The subject matter expertise required to design and develop supportive
information products goes far beyond what organisations think an SME is. In
fact, the information I draw from the technical experts is usually
information and insights that they haven't thought of but that come out
through exploring user task objectives together. So we should distinguish
between a writer being an SME and an engineer being an SME because the
writer's subject matter expertise is much wider and as a number of people
pointed out, is also user-focused.
When I use information I want it to support my task objective. For example,
I wanted to set up Appendix heading styles in Word. Naturally, I wanted the
sub-ordinate headings to number from the first level Appendix heading. It
took several hours to achieve because each Help topic explained only what
to do to achieve a particular end and nothing explained the full picture,
in particular how to enable the sub-ordinate heading numbering.
I am sure the people who wrote the Help understood what to do but never
thought about the likely "whole" purpose of the action. They failed me..
just as the Visual C++ documentation failed our GUI development team when
it was trying to set up various Help calls.

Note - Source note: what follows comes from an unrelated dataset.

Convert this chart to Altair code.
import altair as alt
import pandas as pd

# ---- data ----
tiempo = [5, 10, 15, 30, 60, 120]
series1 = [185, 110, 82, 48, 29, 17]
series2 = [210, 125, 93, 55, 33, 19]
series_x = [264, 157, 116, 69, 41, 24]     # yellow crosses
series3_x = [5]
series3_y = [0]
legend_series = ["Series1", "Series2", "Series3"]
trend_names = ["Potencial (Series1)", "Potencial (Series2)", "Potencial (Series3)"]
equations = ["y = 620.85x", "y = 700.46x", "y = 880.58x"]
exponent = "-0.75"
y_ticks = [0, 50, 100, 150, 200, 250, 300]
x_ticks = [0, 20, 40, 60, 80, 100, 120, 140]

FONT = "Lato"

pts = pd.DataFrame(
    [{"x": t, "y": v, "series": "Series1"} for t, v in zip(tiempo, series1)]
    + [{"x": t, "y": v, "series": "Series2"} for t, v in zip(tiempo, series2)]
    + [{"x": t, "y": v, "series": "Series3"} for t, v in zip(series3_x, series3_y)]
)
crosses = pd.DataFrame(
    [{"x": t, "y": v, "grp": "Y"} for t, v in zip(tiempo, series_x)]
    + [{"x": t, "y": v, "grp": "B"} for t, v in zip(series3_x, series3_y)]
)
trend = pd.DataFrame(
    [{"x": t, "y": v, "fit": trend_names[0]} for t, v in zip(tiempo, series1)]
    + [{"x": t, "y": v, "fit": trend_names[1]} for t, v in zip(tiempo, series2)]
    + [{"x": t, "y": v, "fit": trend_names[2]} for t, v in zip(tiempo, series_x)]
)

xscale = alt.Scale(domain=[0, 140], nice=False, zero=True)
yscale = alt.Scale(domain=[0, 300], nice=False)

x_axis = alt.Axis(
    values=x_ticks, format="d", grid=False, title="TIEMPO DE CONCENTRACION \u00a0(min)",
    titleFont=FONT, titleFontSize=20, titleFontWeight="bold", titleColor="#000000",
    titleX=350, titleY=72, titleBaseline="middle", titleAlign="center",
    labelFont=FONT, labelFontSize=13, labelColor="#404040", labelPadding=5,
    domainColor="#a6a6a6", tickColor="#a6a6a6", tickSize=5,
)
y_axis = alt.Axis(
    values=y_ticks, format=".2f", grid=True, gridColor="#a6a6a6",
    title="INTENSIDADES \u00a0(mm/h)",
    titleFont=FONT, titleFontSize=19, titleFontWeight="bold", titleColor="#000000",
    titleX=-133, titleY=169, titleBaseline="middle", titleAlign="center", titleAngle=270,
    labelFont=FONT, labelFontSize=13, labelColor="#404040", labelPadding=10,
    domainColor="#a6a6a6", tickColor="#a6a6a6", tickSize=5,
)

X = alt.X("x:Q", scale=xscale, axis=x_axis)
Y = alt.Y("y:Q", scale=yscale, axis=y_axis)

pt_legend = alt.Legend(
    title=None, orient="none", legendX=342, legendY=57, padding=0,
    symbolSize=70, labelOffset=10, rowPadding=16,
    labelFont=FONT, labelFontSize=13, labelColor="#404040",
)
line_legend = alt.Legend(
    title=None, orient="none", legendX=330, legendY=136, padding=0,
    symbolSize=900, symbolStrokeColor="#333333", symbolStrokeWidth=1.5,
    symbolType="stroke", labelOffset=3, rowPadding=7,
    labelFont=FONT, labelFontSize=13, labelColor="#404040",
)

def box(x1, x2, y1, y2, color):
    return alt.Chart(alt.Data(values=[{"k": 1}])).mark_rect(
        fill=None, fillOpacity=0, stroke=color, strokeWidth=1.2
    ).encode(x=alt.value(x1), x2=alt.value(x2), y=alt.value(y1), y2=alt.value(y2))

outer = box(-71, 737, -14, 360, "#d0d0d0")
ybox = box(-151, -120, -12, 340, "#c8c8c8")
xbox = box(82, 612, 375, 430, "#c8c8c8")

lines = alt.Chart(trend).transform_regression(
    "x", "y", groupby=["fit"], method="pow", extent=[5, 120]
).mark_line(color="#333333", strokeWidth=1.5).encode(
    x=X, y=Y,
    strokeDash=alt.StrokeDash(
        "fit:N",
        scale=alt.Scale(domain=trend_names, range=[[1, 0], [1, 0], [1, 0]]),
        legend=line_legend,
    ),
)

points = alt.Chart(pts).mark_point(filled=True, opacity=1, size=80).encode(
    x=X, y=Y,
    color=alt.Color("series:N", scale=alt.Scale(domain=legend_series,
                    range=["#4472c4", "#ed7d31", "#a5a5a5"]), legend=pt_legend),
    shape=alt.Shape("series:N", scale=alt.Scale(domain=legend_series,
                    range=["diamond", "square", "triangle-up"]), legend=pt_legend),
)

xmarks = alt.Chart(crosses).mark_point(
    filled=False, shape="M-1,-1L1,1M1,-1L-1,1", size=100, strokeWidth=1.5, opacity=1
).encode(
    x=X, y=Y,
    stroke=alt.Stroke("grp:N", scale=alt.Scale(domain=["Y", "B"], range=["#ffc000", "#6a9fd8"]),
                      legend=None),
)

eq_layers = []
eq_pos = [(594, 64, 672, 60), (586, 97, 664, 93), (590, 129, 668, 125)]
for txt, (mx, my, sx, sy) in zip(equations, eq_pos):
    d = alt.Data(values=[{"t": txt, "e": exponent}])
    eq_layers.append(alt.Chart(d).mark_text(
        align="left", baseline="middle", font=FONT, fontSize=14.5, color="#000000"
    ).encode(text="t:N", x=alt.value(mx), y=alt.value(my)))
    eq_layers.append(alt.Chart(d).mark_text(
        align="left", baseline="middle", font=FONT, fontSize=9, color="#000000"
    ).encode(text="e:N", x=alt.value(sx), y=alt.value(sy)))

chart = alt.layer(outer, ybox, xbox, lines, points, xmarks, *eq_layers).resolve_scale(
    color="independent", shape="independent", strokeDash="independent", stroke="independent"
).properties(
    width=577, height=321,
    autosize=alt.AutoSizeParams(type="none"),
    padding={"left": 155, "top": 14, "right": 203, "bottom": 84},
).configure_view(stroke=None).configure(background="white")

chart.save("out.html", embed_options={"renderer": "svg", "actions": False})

If we cannot add value by documenting more than the "what", if we cannot
provide the why and when insights, if we cannot prevent the user
fall-overs, if we cannot help the user develop a sense of being in control,
we are not doing very much because they are the basic things that
user/readers expect... AND it is impossible to provide that required level
of performance support in our information deliverables if we don't take
responsibility for developing our knowledge across the product, the user
task domain and user learning styles.
I accept that project timeframes, organisation blindness to our role, lack
of resources and anything else you can think of will constrain our
realisation of our goals but they mustn't prevent us chasing the knowledge
we need to make good design and content decisions.